Cook immediately challenged the decision in federal court.
Roberts Says Process Matters Before Removal
The Supreme Court ultimately sided with Cook by a 5-4 vote.
Chief Justice Roberts and Justice Brett Kavanaugh joined the Court’s three liberal justices—Elena Kagan, Sonia Sotomayor, and Ketanji Brown Jackson—to form the majority.
Meanwhile, Justices Clarence Thomas, Samuel Alito, Neil Gorsuch, and Amy Coney Barrett dissented.
Writing for the majority, Roberts concluded that Trump failed to provide Cook with sufficient procedural notice before attempting to remove her. According to the opinion, a Truth Social post demanding Cook’s resignation did not satisfy the legal requirements necessary before terminating a Federal Reserve governor.
Notably, however, the Court avoided deciding one of the most closely watched issues in the dispute.
The justices declined to determine whether the allegations involving Cook’s mortgage applications, if ultimately proven, would constitute sufficient legal cause for removal under the Federal Reserve Act.
Instead, that question now returns to the lower courts.
Trump responded quickly after the ruling, describing the decision as “strictly procedural” and signaling that his administration would continue pursuing the case.

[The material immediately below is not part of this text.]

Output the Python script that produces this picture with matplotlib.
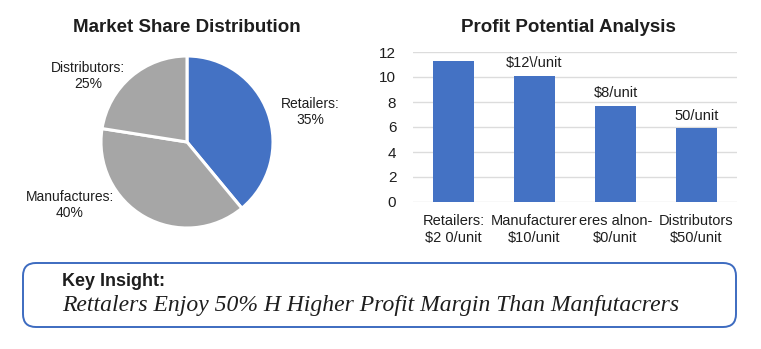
import matplotlib
matplotlib.use("Agg")
import numpy as np
from matplotlib import pyplot as plt
from matplotlib.patches import FancyBboxPatch

# pie data (wedge sizes, labels as printed)
pie_names = ["Retailers", "Manufactures", "Distributors"]
pie_labels = ["Retailers:\n35%", "Manufactures:\n40%", "Distributors:\n25%"]
pie_shares = [39.0, 38.5, 22.5]

# bar data
bar_ticks = ["Retailers:\n$2 0/unit", "Manufacturer\n$10/unit",
             "eres alnon-\n$0/unit", "Distributors\n$50/unit"]
bar_values = [11.3, 10.1, 7.7, 5.9]
bar_notes = ["", "$12\\/unit", "$8/unit", "50/unit"]

BLUE = "#4472c4"
GREY = "#a6a6a6"
TXT = "#1e1e1e"

plt.rcParams['font.family'] = ['Liberation Sans', 'DejaVu Sans']

fig = plt.figure(figsize=(7.61, 3.49), dpi=100)
W, H = 761, 349


def frac(x0, y0, w, h):
    # pixel box (top-left origin) -> figure fraction
    return [x0 / W, 1 - (y0 + h) / H, w / W, h / H]


# ---- pie ----
r = 86
axp = fig.add_axes(frac(187 - r, 142 - r, 2 * r, 2 * r))
axp.pie(pie_shares, colors=[BLUE, GREY, GREY], startangle=90, counterclock=False,
        radius=1, wedgeprops=dict(edgecolor="white", linewidth=2.2))
axp.set_xlim(-1, 1)
axp.set_ylim(-1, 1)
axp.axis("off")
label_pos = [(1.43, 0.35), (-1.36, -0.73), (-1.15, 0.77)]
for lab, (lx, ly) in zip(pie_labels, label_pos):
    axp.text(lx, ly, lab, ha="center", va="center", fontsize=10,
             color=TXT, linespacing=1.15, clip_on=False)
fig.text(187 / W, 1 - 27 / H, "Market Share Distribution", ha="center",
         va="center", fontsize=13.5, fontweight="bold", color=TXT)

# ---- bars ----
axb = fig.add_axes(frac(413, 52, 324, 150))
x = np.arange(len(bar_values))
bars = axb.bar(x, bar_values, width=0.5, color=BLUE, zorder=3)
for b, note in zip(bars, bar_notes):
    if note:
        axb.annotate(note, (b.get_x() + b.get_width() / 2, b.get_height()),
                     xytext=(0, 4), textcoords="offset points", ha="center",
                     va="bottom", fontsize=10.5, color=TXT)
axb.set_xlim(-0.5, 3.5)
axb.set_ylim(0, 12)
axb.set_yticks(range(0, 13, 2))
axb.set_xticks(x)
axb.set_xticklabels(bar_ticks, fontsize=10.5, color=TXT, linespacing=1.25)
axb.tick_params(axis="y", labelsize=11, labelcolor=TXT, length=0, pad=12)
axb.tick_params(axis="x", length=0, pad=9)
axb.grid(axis="y", color="#dcdcdc", linewidth=1, zorder=0)
for s in axb.spines.values():
    s.set_visible(False)
axb.set_axisbelow(True)
fig.text(568 / W, 1 - 27 / H, "Profit Potential Analysis", ha="center",
         va="center", fontsize=13.5, fontweight="bold", color=TXT)

# ---- insight box ----
box = FancyBboxPatch((23 / W, 1 - 327 / H), (736 - 23) / W, (327 - 263) / H,
                     boxstyle="round,pad=0,rounding_size=0.017",
                     transform=fig.transFigure, facecolor="white",
                     edgecolor="#3d6bc0", linewidth=1.4, mutation_aspect=W / H)
fig.patches.append(box)
fig.text(62 / W, 1 - 282 / H, "Key Insight:", ha="left", va="center",
         fontsize=13, fontweight="bold", color=TXT)
fig.text(62 / W, 1 - 306 / H,
         "Rettalers Enjoy 50% H Higher Profit Margin Than Manfutacrers",
         ha="left", va="center", fontsize=17, style="italic", color=TXT,
         family=["Liberation Serif", "DejaVu Serif"])

plt.savefig("out.png", dpi=100)
plt.close()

Pulte also remained confident, stating:
“As I have repeatedly said, I believe Lisa Cook will be indicted for mortgage fraud.”
A Second Roberts Opinion Changes the Landscape
The Cook decision came alongside another blockbuster ruling issued by the Supreme Court the very same day.
In Trump v. Slaughter, the Court’s conservative majority overturned the decades-old precedent established in Humphrey’s Executor v. United States, significantly expanding presidential authority to remove officials serving on many independent federal agencies.
The ruling affects numerous government bodies, including the Federal Trade Commission, the National Labor Relations Board, the Merit Systems Protection Board, and many other agencies whose leaders were previously thought to enjoy significant protection from presidential removal.
However, Roberts stopped short of extending that same principle to the Federal Reserve.
Instead, his opinion described the central bank as possessing a unique constitutional status because of what he characterized as its distinctive structure and long historical tradition.
That reasoning immediately drew disagreement from the Court’s four dissenting conservatives.
Thomas, Alito, Gorsuch, and Barrett argued that if the Constitution permits the president to remove officials from other independent agencies under the reasoning adopted in Trump v. Slaughter, then the same principle should also apply to members of the Federal Reserve Board, including Cook.
Why the Case Could Matter to Every American
Beyond the legal debate, the dispute carries enormous economic implications.
The Federal Reserve influences interest rates that affect virtually every American—from mortgage payments and auto loans to business financing and credit card costs.
Trump has repeatedly urged the Fed to lower rates, arguing that doing so would stimulate economic growth and reduce financial pressure on households.
Supporters of the president contend that if Cook had been successfully removed and replaced with a Trump appointee, the administration could have secured a majority on the seven-member Federal Reserve Board, potentially reshaping future monetary policy decisions.
Instead, Cook remains on the Board while litigation continues.
The case now heads back to the lower courts, where judges must answer a question that has never before been definitively resolved.
The Federal Reserve Act permits removal of governors only “for cause.”
For more than a century, no court has fully defined exactly what that phrase means in the context of a Federal Reserve governor.
That legal uncertainty now sits at the center of one of the most consequential constitutional disputes involving presidential power and the nation’s central bank.
Whether the mortgage allegations ultimately satisfy that standard remains undecided, ensuring that the legal fight over Cook’s future—and the scope of presidential authority over the Federal Reserve—is far from over.